Robby and Tre in the 90's

DB23 ad

 DR: When did you realize you wanted to start taking pictures at shows?

It actually comes down to one exact moment. I opened a copy of Glen E. Friedmans “Fuck You Heroes” in 1995 By the end of looking at it I wanted to get a camera. This was when I was living at 314 with Tre. He actually sold me his fathers old manual camera from the 70’s or early 80’s. It had a long zoom on it, but I didn’t know the difference. I used that for a little while and learned on. I eventually sold it back to him and got a Minolta that was pretty current from Janice Price. That camera was where I started to figure it all out. I am glad I started on fully manual, it taught me a lot I would have never learned. I ended up having to sell that camera the first month I moved to NYC in 1998. I really wish I didn’t do that. I missed out on my whole year in NY and lots of great shows. Fast forward to the summer of 2000. One of my oldest friends Sean Mccabe passed away. It was a hard time for everyone that knew him. He was a pretty amazing person on too many levels. Ryan from Ink & Dagger asked me if I had any photos they could use for the funeral. He came over to my moms house in NY and we dug out my old photo boxes and started going through them. I had a camera with me for all the tours I did with I&D, so that portion of Seans life was pretty well documented. Lots of cool shots from in the van and playing shows, practice… all sorts of stuff.
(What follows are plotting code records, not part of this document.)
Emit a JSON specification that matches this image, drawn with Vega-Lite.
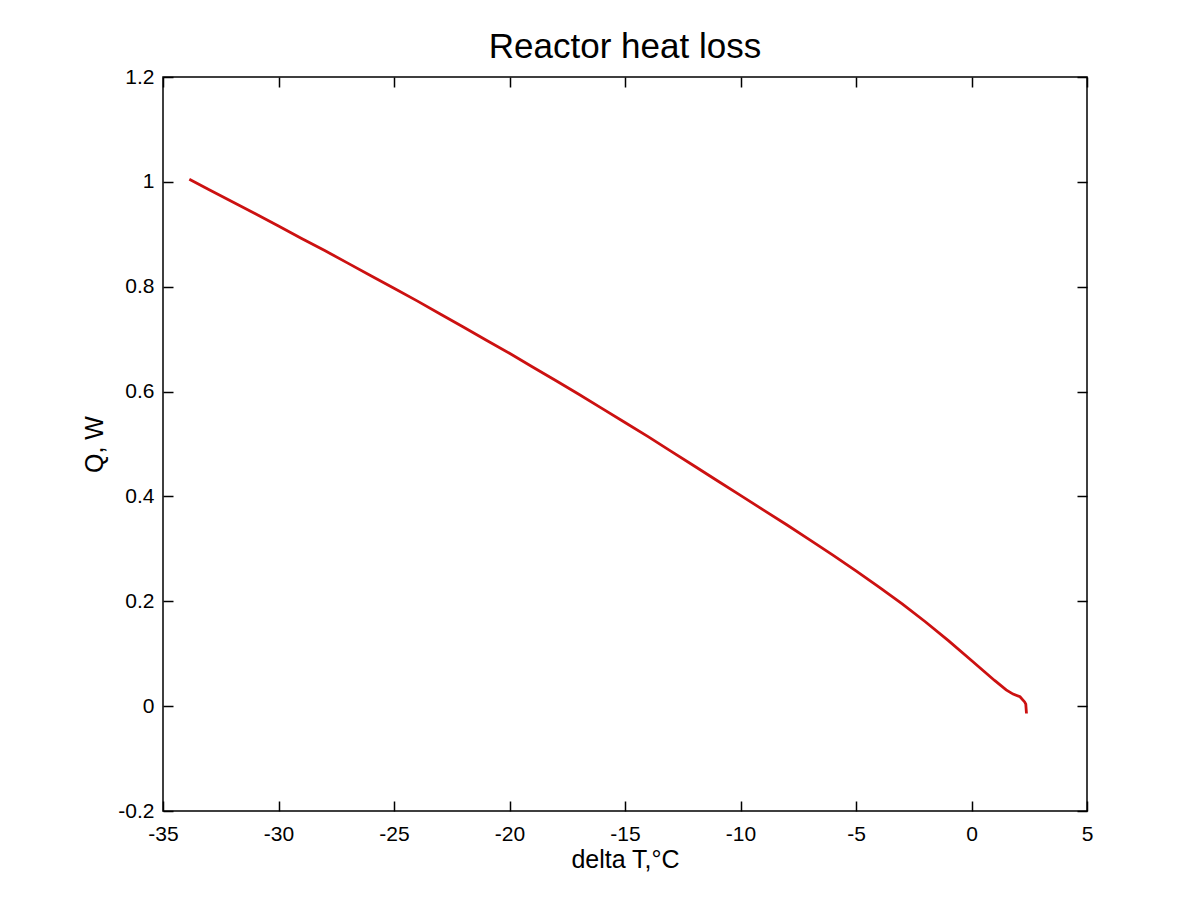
{
  "$schema": "https://vega.github.io/schema/vega-lite/v6.json",
  "width": 924,
  "height": 734,
  "autosize": {"type": "none"},
  "padding": {"left": 163, "top": 77, "right": 111, "bottom": 94},
  "background": "white",
  "title": {
    "text": "Reactor heat loss",
    "font": "Liberation Sans",
    "fontSize": 35,
    "fontWeight": "normal",
    "color": "#000",
    "anchor": "middle",
    "baseline": "bottom",
    "offset": -34
  },
  "config": {
    "view": {"stroke": "#000", "strokeWidth": 1.5},
    "axis": {
      "domain": false,
      "grid": false,
      "labelFlush": false,
      "tickColor": "#000",
      "tickSize": -10,
      "tickWidth": 1.5,
      "labelFont": "Liberation Sans",
      "labelFontSize": 21,
      "labelColor": "#000",
      "titleFont": "Liberation Sans",
      "titleFontSize": 25,
      "titleFontWeight": "normal",
      "titleColor": "#000"
    }
  },
  "data": {
    "values": [
      {"dT": -33.86, "Q": 1.005},
      {"dT": -33, "Q": 0.985},
      {"dT": -32, "Q": 0.962},
      {"dT": -31, "Q": 0.939},
      {"dT": -30, "Q": 0.916},
      {"dT": -29, "Q": 0.892},
      {"dT": -28, "Q": 0.869},
      {"dT": -27, "Q": 0.845},
      {"dT": -26, "Q": 0.821},
      {"dT": -25, "Q": 0.797},
      {"dT": -24, "Q": 0.773},
      {"dT": -23, "Q": 0.748},
      {"dT": -22, "Q": 0.723},
      {"dT": -21, "Q": 0.698},
      {"dT": -20, "Q": 0.673},
      {"dT": -19, "Q": 0.647},
      {"dT": -18, "Q": 0.621},
      {"dT": -17, "Q": 0.595},
      {"dT": -16, "Q": 0.568},
      {"dT": -15, "Q": 0.541},
      {"dT": -14, "Q": 0.514},
      {"dT": -13, "Q": 0.486},
      {"dT": -12, "Q": 0.458},
      {"dT": -11, "Q": 0.43},
      {"dT": -10, "Q": 0.402},
      {"dT": -9, "Q": 0.374},
      {"dT": -8, "Q": 0.346},
      {"dT": -7, "Q": 0.317},
      {"dT": -6, "Q": 0.288},
      {"dT": -5, "Q": 0.258},
      {"dT": -4, "Q": 0.227},
      {"dT": -3, "Q": 0.195},
      {"dT": -2, "Q": 0.161},
      {"dT": -1, "Q": 0.125},
      {"dT": 0, "Q": 0.087},
      {"dT": 0.5, "Q": 0.068},
      {"dT": 1.0, "Q": 0.049},
      {"dT": 1.5, "Q": 0.031},
      {"dT": 1.8, "Q": 0.023},
      {"dT": 2.1, "Q": 0.018},
      {"dT": 2.3, "Q": 0.008},
      {"dT": 2.35, "Q": 0.004},
      {"dT": 2.38, "Q": -0.014}
    ]
  },
  "layer": [
    {
      "mark": {"type": "line", "color": "#cc1111", "strokeWidth": 2.8, "interpolate": "linear"},
      "encoding": {
        "x": {
          "field": "dT", "type": "quantitative",
          "scale": {"domain": [-35, 5], "nice": false, "zero": false},
          "axis": {"title": "delta T,°C", "orient": "bottom", "values": [-35, -30, -25, -20, -15, -10, -5, 0, 5], "labelExpr": "'' + datum.value", "labelPadding": 22, "titlePadding": 3}
        },
        "y": {
          "field": "Q", "type": "quantitative",
          "scale": {"domain": [-0.2, 1.2], "nice": false, "zero": false},
          "axis": {"title": "Q, W", "orient": "left", "values": [-0.2, 0, 0.2, 0.4, 0.6, 0.8, 1, 1.2], "labelExpr": "'' + datum.value", "labelPadding": 19, "titlePadding": 10}
        }
      }
    },
    {
      "mark": {"type": "line", "strokeOpacity": 0},
      "encoding": {
        "x": {
          "field": "dT", "type": "quantitative",
          "axis": {"title": null, "orient": "top", "labels": false, "minExtent": 0, "maxExtent": 0, "values": [-35, -30, -25, -20, -15, -10, -5, 0, 5]}
        },
        "y": {
          "field": "Q", "type": "quantitative",
          "axis": {"title": null, "orient": "right", "labels": false, "minExtent": 0, "maxExtent": 0, "values": [-0.2, 0, 0.2, 0.4, 0.6, 0.8, 1, 1.2]}
        }
      }
    }
  ],
  "resolve": {"axis": {"x": "independent", "y": "independent"}}
}
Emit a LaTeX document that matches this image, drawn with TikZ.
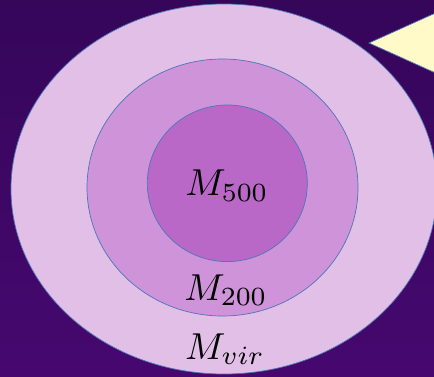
\documentclass[tikz,border=0pt]{standalone}
\usetikzlibrary{shapes.geometric}
\definecolor{bgtop}{HTML}{35065A}
\definecolor{bgbot}{HTML}{46086F}
\definecolor{ringA}{HTML}{E1BFE7}
\definecolor{ringB}{HTML}{CE93D8}
\definecolor{ringC}{HTML}{BA68C8}
\definecolor{edge}{HTML}{4A78B4}
\definecolor{callfill}{HTML}{FFFAC8}
\tikzset{
  ring/.style={draw=edge, line width=0.7pt},
  masslabel/.style={inner sep=0pt, scale=3.75, text=black}
}
\begin{document}
\begin{tikzpicture}[x=1pt,y=-1pt]
\shade[top color=bgtop, bottom color=bgbot] (0,0) rectangle (434,377);
\useasboundingbox (0,0) rectangle (434,377);
\draw[ring, fill=ringA] (224,189) ellipse [x radius=213pt, y radius=185pt];
\draw[ring, fill=ringB] (222.5,187.5) ellipse [x radius=135.5pt, y radius=128.5pt];
\draw[ring, fill=ringC] (227.3,183.3) ellipse [x radius=80pt, y radius=78.3pt];
\draw[draw=edge, line width=0.7pt, fill=callfill] (369,43) -- (440,11) -- (440,75) -- cycle;
\node[masslabel] (m500) at (227,186) {$M_{500}$};
\node[masslabel] (m200) at (226,290) {$M_{200}$};
\node[masslabel] (mvir) at (225,349) {$M_{vir}$};
\end{tikzpicture}
\end{document}
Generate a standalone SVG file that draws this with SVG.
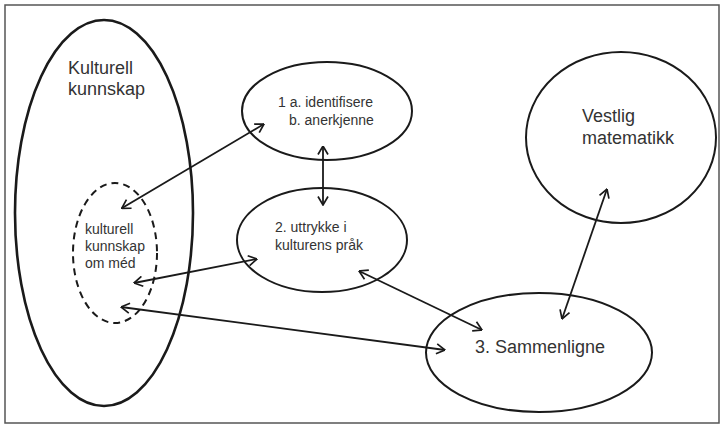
<svg xmlns="http://www.w3.org/2000/svg" width="724" height="425" viewBox="0 0 724 425">
<style>
.node{fill:none;stroke:#1a1a1a;stroke-width:2}
.big{stroke-width:2.6}
.dash{stroke-dasharray:7 5}
.lbl{font-family:"Liberation Sans",Arial,sans-serif;fill:#333}
.l18{font-size:18px}
.l14{font-size:14px}
.conn line{stroke:#1a1a1a;stroke-width:1.8;marker-start:url(#ah);marker-end:url(#ah)}
</style>
<defs>
<marker id="ah" viewBox="0 0 10 12" refX="9.5" refY="6" markerWidth="10" markerHeight="12" markerUnits="userSpaceOnUse" orient="auto-start-reverse">
<path d="M1,1 L9.5,6 L1,11" fill="none" stroke="#1a1a1a" stroke-width="1.7"/>
</marker>
</defs>
<rect x="0" y="0" width="724" height="425" fill="#fff"/>
<rect x="5" y="5" width="714" height="418" fill="none" stroke="#555" stroke-width="1.5"/>
<g id="kulturell-kunnskap">
<ellipse class="node big" cx="104" cy="213" rx="89" ry="193"/>
<text class="lbl l18" x="68" y="74">Kulturell</text>
<text class="lbl l18" x="68" y="95">kunnskap</text>
</g>
<g id="kunnskap-om-med">
<ellipse class="node dash" cx="115" cy="253" rx="42" ry="70"/>
<text class="lbl l14" x="85" y="234">kulturell</text>
<text class="lbl l14" x="85" y="251">kunnskap</text>
<text class="lbl l14" x="85" y="268">om méd</text>
</g>
<g id="identifisere">
<ellipse class="node" cx="327" cy="111" rx="85" ry="49"/>
<text class="lbl l14" x="278" y="107">1 a. identifisere</text>
<text class="lbl l14" x="289" y="125">b. anerkjenne</text>
</g>
<g id="uttrykke">
<ellipse class="node" cx="322" cy="240" rx="85" ry="52"/>
<text class="lbl l14" x="275" y="232">2. uttrykke i</text>
<text class="lbl l14" x="275" y="250">kulturens pråk</text>
</g>
<g id="sammenligne">
<ellipse class="node" cx="539" cy="352.5" rx="113" ry="59.5"/>
<text class="lbl l18" x="475" y="353">3. Sammenligne</text>
</g>
<g id="vestlig-matematikk">
<ellipse class="node" cx="621" cy="137.5" rx="95" ry="85.5"/>
<text class="lbl l18" x="582" y="122">Vestlig</text>
<text class="lbl l18" x="582" y="144">matematikk</text>
</g>
<g id="connectors" class="conn">
<line x1="121.7" y1="208.3" x2="264" y2="124"/>
<line x1="323" y1="146" x2="323" y2="205"/>
<line x1="134" y1="283" x2="257" y2="259"/>
<line x1="121" y1="307" x2="445" y2="350"/>
<line x1="359" y1="271" x2="482" y2="330"/>
<line x1="607" y1="189" x2="562" y2="319"/>
</g>
</svg>
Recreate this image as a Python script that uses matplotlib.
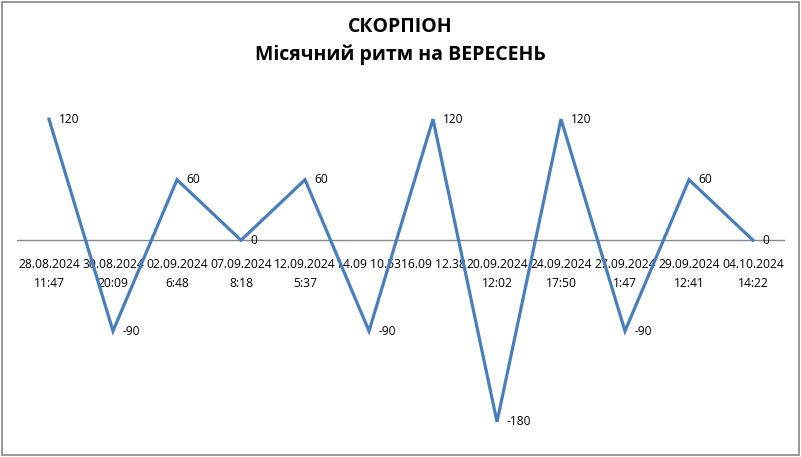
import matplotlib
matplotlib.use("Agg")
import matplotlib.pyplot as plt
from matplotlib.patches import Rectangle

plt.rcParams['font.family'] = ['Open Sans', 'DejaVu Sans']

# data
dates = ["28.08.2024\n11:47", "30.08.2024\n20:09", "02.09.2024\n6:48",
         "07.09.2024\n8:18", "12.09.2024\n5:37", "14.09 10.53",
         "16.09 12.38", "20.09.2024\n12:02", "24.09.2024\n17:50",
         "27.09.2024\n1:47", "29.09.2024\n12:41", "04.10.2024\n14:22"]
values = [120, -90, 60, 0, 60, -90, 120, -180, 120, -90, 60, 0]

W, H = 801, 457
fig = plt.figure(figsize=(W / 100, H / 100), dpi=100)

# plot area in pixels: x 17..785, y 99..442
ax = fig.add_axes([17 / W, 1 - 442 / H, (785 - 17) / W, (442 - 99) / H])
ax.set_xlim(-0.5, len(values) - 0.5)
ax.set_ylim(-200, 140)

x = list(range(len(values)))
ax.plot(x, values, color='#4a7ebb', lw=2.3, zorder=3, solid_joinstyle='miter')
ax.axhline(0, color='#868686', lw=1, zorder=2)

for xi, v in zip(x, values):
    ax.annotate(str(v), (xi, v), xytext=(7, 0), textcoords='offset points',
                ha='left', va='center', fontsize=8.6, color='black')

# category labels just below the zero line
for xi, lab in zip(x, dates):
    ax.annotate(lab, (xi, 0), xytext=(0, -12.5), textcoords='offset points',
                ha='center', va='top', fontsize=8.7, linespacing=1.6,
                color='black', zorder=1)

for s in ax.spines.values():
    s.set_visible(False)
ax.set_xticks([])
ax.set_yticks([])

fig.text(0.5, 1 - 27 / H, "СКОРПІОН", ha='center', va='center',
         fontsize=14, fontweight='bold')
fig.text(0.5, 1 - 55 / H, "Місячний ритм на ВЕРЕСЕНЬ", ha='center',
         va='center', fontsize=14, fontweight='bold')

fig.patches.append(Rectangle((1.5 / W, 2.5 / H), (W - 4) / W, (H - 4) / H,
                             transform=fig.transFigure, fill=False,
                             edgecolor='#868686', lw=1.2))

fig.savefig("out.png", dpi=100)
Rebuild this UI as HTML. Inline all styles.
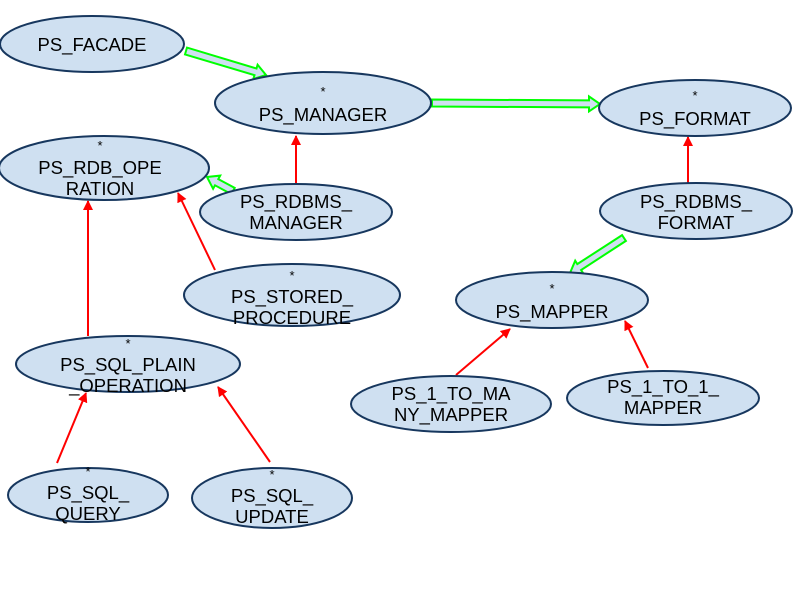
<!DOCTYPE html>
<html><head><meta charset="utf-8"><style>
html,body{margin:0;padding:0;background:#fff;width:800px;height:600px;overflow:hidden}
text{font-family:"Liberation Sans",sans-serif;fill:#000}
.n{font-size:18.5px}
.s{font-size:13px}
ellipse{fill:#cfe0f1;stroke:#17375e;stroke-width:2}
line.r{stroke:#ff0000;stroke-width:2}
</style></head><body>
<svg id="sv" width="800" height="600" xmlns="http://www.w3.org/2000/svg">
<defs><marker id="ah" markerWidth="10" markerHeight="10" refX="9" refY="5" orient="auto" markerUnits="userSpaceOnUse"><path d="M0,0 L10,5 L0,10 z" fill="#ff0000"/></marker></defs>
<g id="greens"></g>
<line class="r" x1="296" y1="184" x2="296" y2="136" marker-end="url(#ah)"/>
<line class="r" x1="688" y1="184" x2="688" y2="137" marker-end="url(#ah)"/>
<line class="r" x1="88" y1="336" x2="88" y2="201" marker-end="url(#ah)"/>
<line class="r" x1="215" y1="270" x2="178" y2="193" marker-end="url(#ah)"/>
<line class="r" x1="57" y1="463" x2="86" y2="393" marker-end="url(#ah)"/>
<line class="r" x1="270" y1="462" x2="218" y2="387" marker-end="url(#ah)"/>
<line class="r" x1="456" y1="375" x2="510" y2="329" marker-end="url(#ah)"/>
<line class="r" x1="648" y1="368" x2="625" y2="321" marker-end="url(#ah)"/>

<ellipse cx="92" cy="44" rx="92" ry="28"/>
<text class="n" x="92" y="51" text-anchor="middle">PS_FACADE</text>

<ellipse cx="323" cy="103" rx="108" ry="31"/>
<text class="s" x="323" y="96" text-anchor="middle">*</text>
<text class="n" x="323" y="121" text-anchor="middle">PS_MANAGER</text>

<ellipse cx="695" cy="108" rx="96" ry="28"/>
<text class="s" x="695" y="100" text-anchor="middle">*</text>
<text class="n" x="695" y="125" text-anchor="middle">PS_FORMAT</text>

<ellipse cx="104" cy="168" rx="105" ry="32"/>
<text class="s" x="100" y="150" text-anchor="middle">*</text>
<text class="n" x="100" y="174" text-anchor="middle">PS_RDB_OPE</text>
<text class="n" x="100" y="195" text-anchor="middle">RATION</text>

<ellipse cx="296" cy="212" rx="96" ry="28"/>
<text class="n" x="296" y="208" text-anchor="middle">PS_RDBMS_</text>
<text class="n" x="296" y="229" text-anchor="middle">MANAGER</text>

<ellipse cx="696" cy="211" rx="96" ry="28"/>
<text class="n" x="696" y="208" text-anchor="middle">PS_RDBMS_</text>
<text class="n" x="696" y="229" text-anchor="middle">FORMAT</text>

<ellipse cx="292" cy="295" rx="108" ry="31"/>
<text class="s" x="292" y="280" text-anchor="middle">*</text>
<text class="n" x="292" y="303" text-anchor="middle">PS_STORED_</text>
<text class="n" x="292" y="324" text-anchor="middle">PROCEDURE</text>

<ellipse cx="552" cy="300" rx="96" ry="28"/>
<text class="s" x="552" y="293" text-anchor="middle">*</text>
<text class="n" x="552" y="318" text-anchor="middle">PS_MAPPER</text>

<ellipse cx="128" cy="364" rx="112" ry="28"/>
<text class="s" x="128" y="348" text-anchor="middle">*</text>
<text class="n" x="128" y="371" text-anchor="middle">PS_SQL_PLAIN</text>
<text class="n" x="128" y="392" text-anchor="middle">_OPERATION</text>

<ellipse cx="451" cy="404" rx="100" ry="28"/>
<text class="n" x="451" y="400" text-anchor="middle">PS_1_TO_MA</text>
<text class="n" x="451" y="421" text-anchor="middle">NY_MAPPER</text>

<ellipse cx="663" cy="398" rx="96" ry="27"/>
<text class="n" x="663" y="393" text-anchor="middle">PS_1_TO_1_</text>
<text class="n" x="663" y="414" text-anchor="middle">MAPPER</text>

<ellipse cx="88" cy="495" rx="80" ry="27"/>
<text class="s" x="88" y="476" text-anchor="middle">*</text>
<text class="n" x="88" y="499" text-anchor="middle">PS_SQL_</text>
<text class="n" x="88" y="520" text-anchor="middle">QUERY</text>

<ellipse cx="272" cy="498" rx="80" ry="30"/>
<text class="s" x="272" y="479" text-anchor="middle">*</text>
<text class="n" x="272" y="502" text-anchor="middle">PS_SQL_</text>
<text class="n" x="272" y="523" text-anchor="middle">UPDATE</text>
</svg>
<script>
(function(){
var g=document.getElementById('greens');
function ba(x1,y1,x2,y2){
 var dx=x2-x1,dy=y2-y1,L=Math.sqrt(dx*dx+dy*dy),ux=dx/L,uy=dy/L,px=-uy,py=ux;
 var w=3.5,hw=7.5,hl=11;
 var bx=x2-ux*hl,by=y2-uy*hl;
 var pts=[[x1+px*w,y1+py*w],[bx+px*w,by+py*w],[bx+px*hw,by+py*hw],[x2,y2],[bx-px*hw,by-py*hw],[bx-px*w,by-py*w],[x1-px*w,y1-py*w]];
 var p=document.createElementNS('http://www.w3.org/2000/svg','polygon');
 p.setAttribute('points',pts.map(function(a){return a[0].toFixed(1)+','+a[1].toFixed(1)}).join(' '));
 p.setAttribute('fill','#cfe0f1');p.setAttribute('stroke','#00ff00');p.setAttribute('stroke-width','2');
 g.appendChild(p);
}
ba(186,51,266,75);
ba(432,103,600,104);
ba(233,191,207,177);
ba(624,238,570,273);
})();
</script>
</body></html>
One photo set in particular was and still is the best set of photos I ever took. Ink & Dagger at Gillman St. It was on the NineIronspitfire / Botch Tour. It was a new perfect set of photos. After seeing those shots for the first time in a couple years I decided that these shouldn’t sit in a box, so I set up a website to let people see them. Based on the overwhelming feedback I decided to get another camera and start shooting again. I went with a Nikon this time. I traded from records for it. It was a lower end camera but a decent start. A little while after that I upgraded to my most favorite camera I ever owned, a Nikon N90s. That camera was built like a tank. I used that till the digital age started or at least started for me in 2006. I used the money I made from rebooking the HC bands from the cancelled Hellfest to buy my first Digital SLR.

robby-trash copy 

DR: Also what sort of kit are you using? It’s something I’d like to get interested in and I just bought a Nikon D3100 but I’m just getting used to it.

I think I have a Nikon D300. Before that I used a D70s. I have like 3 Nikon flashes up to the current version. Like 3 or so lenses. My stuff gets pretty beat up so I don’t spend a lot of Glass. I have had lenses snapped right off my camera via mosher. Recently at a left For Dead show I had my new $500 flash’s screen smashed. It happens, and always reminds me to keep it cheap.